--- Start of RECORDED DATA ---

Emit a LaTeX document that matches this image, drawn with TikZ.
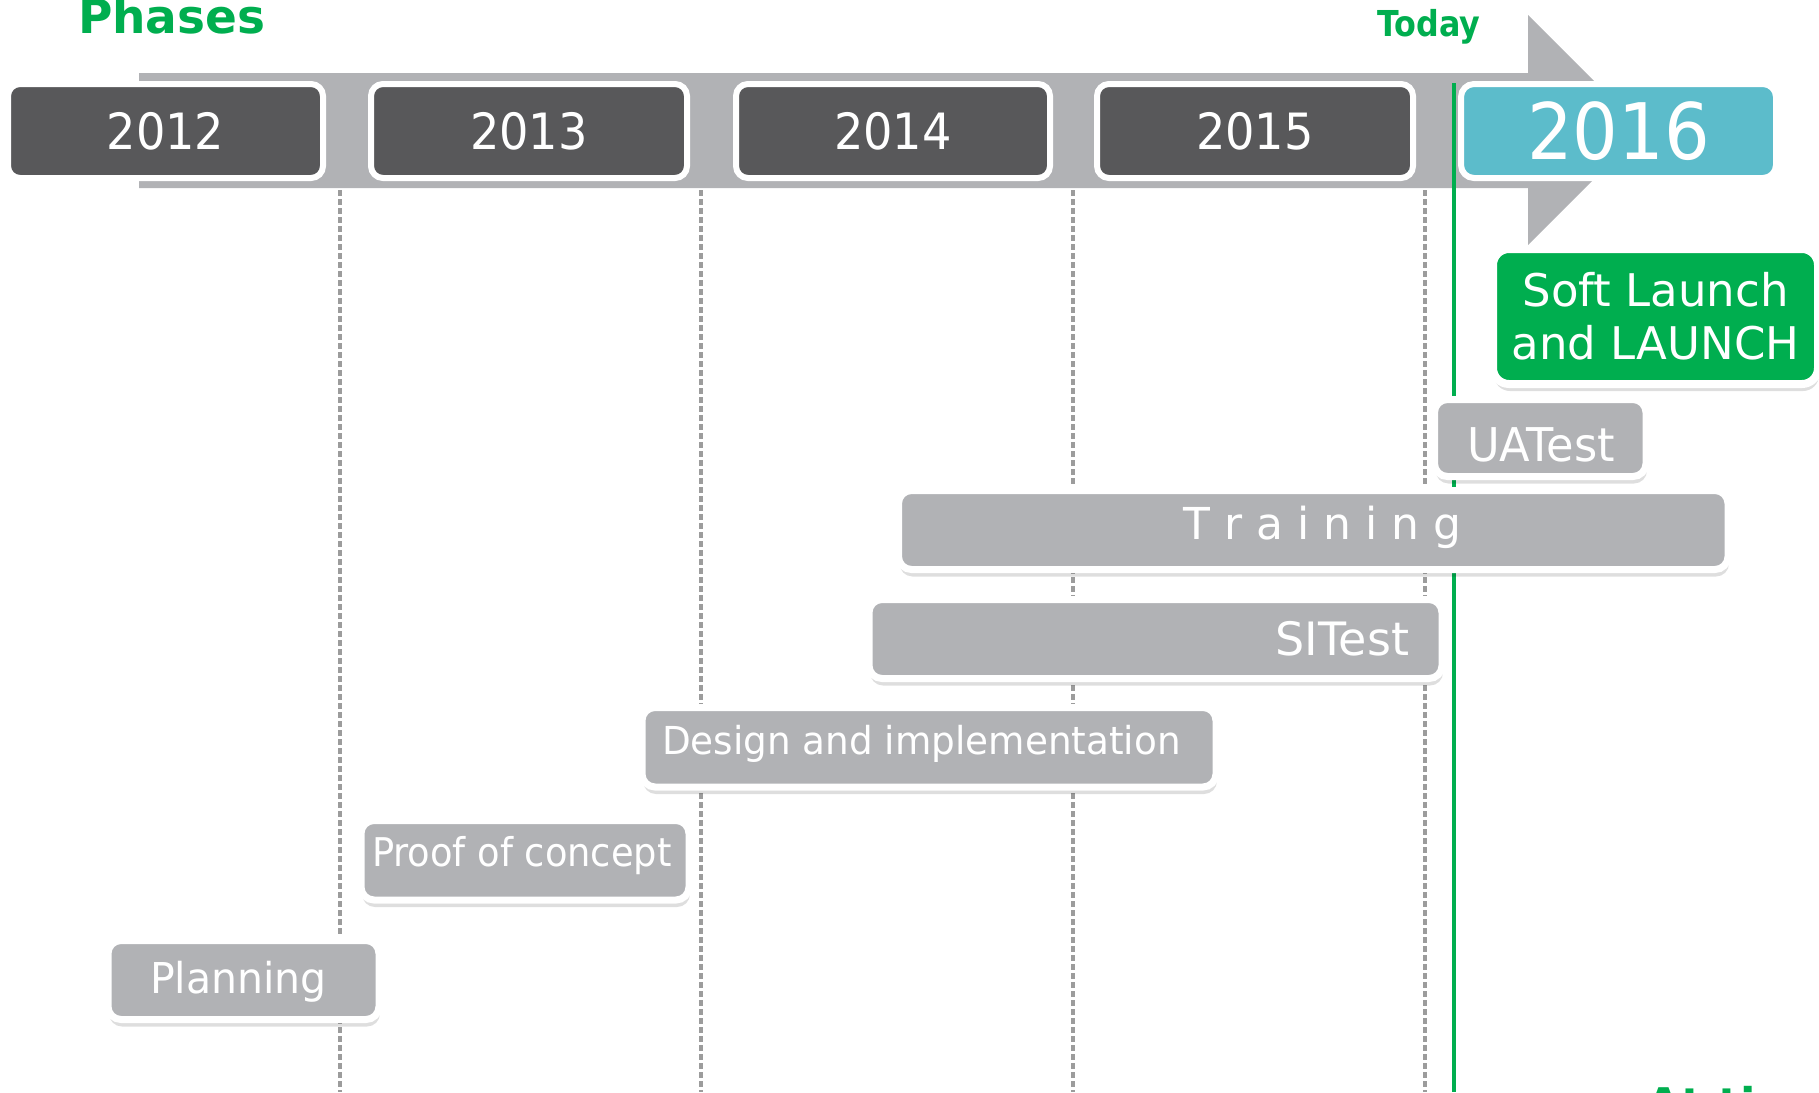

--- End of RECORDED DATA ---
--- Start of RECORDED DATA ---

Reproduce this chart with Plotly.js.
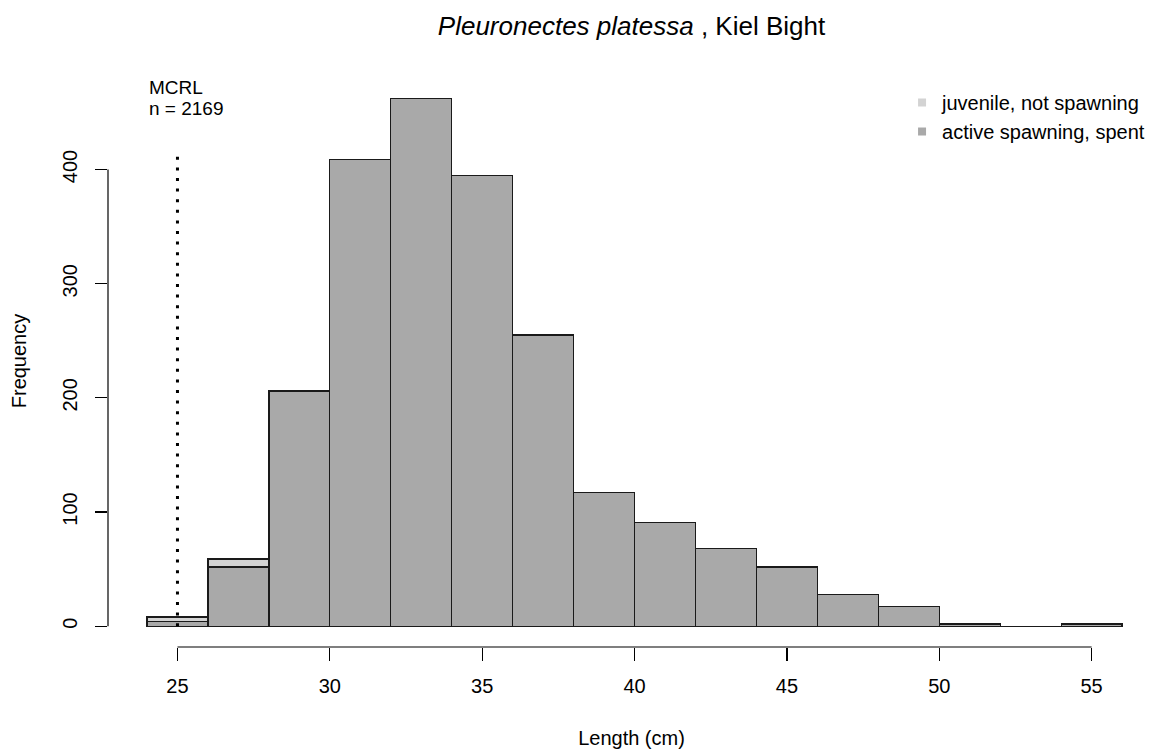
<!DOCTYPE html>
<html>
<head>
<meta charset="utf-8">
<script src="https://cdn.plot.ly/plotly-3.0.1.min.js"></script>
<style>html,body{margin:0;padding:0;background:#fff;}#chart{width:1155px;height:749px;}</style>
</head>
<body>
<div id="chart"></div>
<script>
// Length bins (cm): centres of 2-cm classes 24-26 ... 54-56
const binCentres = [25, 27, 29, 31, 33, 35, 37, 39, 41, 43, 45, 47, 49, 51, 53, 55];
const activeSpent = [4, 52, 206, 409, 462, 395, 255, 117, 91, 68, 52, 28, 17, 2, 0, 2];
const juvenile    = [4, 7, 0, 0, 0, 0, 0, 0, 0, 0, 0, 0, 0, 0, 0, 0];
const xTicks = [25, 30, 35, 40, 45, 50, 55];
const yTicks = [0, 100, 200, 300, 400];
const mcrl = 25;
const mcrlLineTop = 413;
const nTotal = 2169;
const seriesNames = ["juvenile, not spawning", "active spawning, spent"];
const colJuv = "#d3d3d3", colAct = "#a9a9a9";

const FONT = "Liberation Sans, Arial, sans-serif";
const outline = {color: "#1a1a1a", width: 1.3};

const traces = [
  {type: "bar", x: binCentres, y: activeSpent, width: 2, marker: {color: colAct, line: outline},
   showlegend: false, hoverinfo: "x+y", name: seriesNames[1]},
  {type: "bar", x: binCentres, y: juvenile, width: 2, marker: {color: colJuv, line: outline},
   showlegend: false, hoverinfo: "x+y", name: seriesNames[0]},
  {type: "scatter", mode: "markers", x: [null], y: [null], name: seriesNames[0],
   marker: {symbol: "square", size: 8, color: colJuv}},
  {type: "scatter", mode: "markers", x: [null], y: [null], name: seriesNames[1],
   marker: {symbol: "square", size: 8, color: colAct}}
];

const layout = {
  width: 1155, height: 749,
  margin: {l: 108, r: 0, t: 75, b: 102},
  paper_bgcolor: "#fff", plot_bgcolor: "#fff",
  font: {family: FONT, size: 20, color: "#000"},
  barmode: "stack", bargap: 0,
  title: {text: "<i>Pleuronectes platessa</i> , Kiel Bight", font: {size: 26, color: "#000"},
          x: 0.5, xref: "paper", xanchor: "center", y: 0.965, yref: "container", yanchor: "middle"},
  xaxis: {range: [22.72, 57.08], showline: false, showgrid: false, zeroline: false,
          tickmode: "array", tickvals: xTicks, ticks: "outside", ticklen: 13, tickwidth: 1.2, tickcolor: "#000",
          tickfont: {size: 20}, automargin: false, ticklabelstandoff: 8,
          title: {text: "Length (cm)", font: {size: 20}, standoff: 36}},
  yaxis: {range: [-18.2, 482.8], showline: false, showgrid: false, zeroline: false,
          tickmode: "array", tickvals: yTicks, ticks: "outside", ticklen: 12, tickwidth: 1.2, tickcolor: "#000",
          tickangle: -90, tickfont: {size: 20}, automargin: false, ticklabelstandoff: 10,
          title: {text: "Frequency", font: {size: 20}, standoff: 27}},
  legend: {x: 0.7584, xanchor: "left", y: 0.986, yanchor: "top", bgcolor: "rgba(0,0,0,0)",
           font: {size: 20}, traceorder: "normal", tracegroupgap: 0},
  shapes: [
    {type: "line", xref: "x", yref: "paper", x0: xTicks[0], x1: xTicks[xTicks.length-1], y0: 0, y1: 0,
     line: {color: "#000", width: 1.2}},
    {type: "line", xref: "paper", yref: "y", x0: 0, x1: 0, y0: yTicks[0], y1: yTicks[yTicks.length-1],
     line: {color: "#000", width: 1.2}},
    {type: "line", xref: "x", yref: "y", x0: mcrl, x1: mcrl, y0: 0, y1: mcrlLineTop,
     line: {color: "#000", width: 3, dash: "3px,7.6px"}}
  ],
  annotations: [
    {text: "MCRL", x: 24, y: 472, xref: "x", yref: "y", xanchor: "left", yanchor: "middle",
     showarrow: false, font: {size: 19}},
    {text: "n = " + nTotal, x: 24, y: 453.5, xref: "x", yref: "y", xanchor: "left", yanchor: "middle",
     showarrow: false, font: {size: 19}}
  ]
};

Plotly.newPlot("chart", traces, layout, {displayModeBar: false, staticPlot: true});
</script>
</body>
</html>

--- End of RECORDED DATA ---

## PROBLEM
Report each line of the material above where the word "this" appears.

## COMPLETE ANSWER
Emit a LaTeX document that matches this image, drawn with TikZ.
Reproduce this chart with Plotly.js.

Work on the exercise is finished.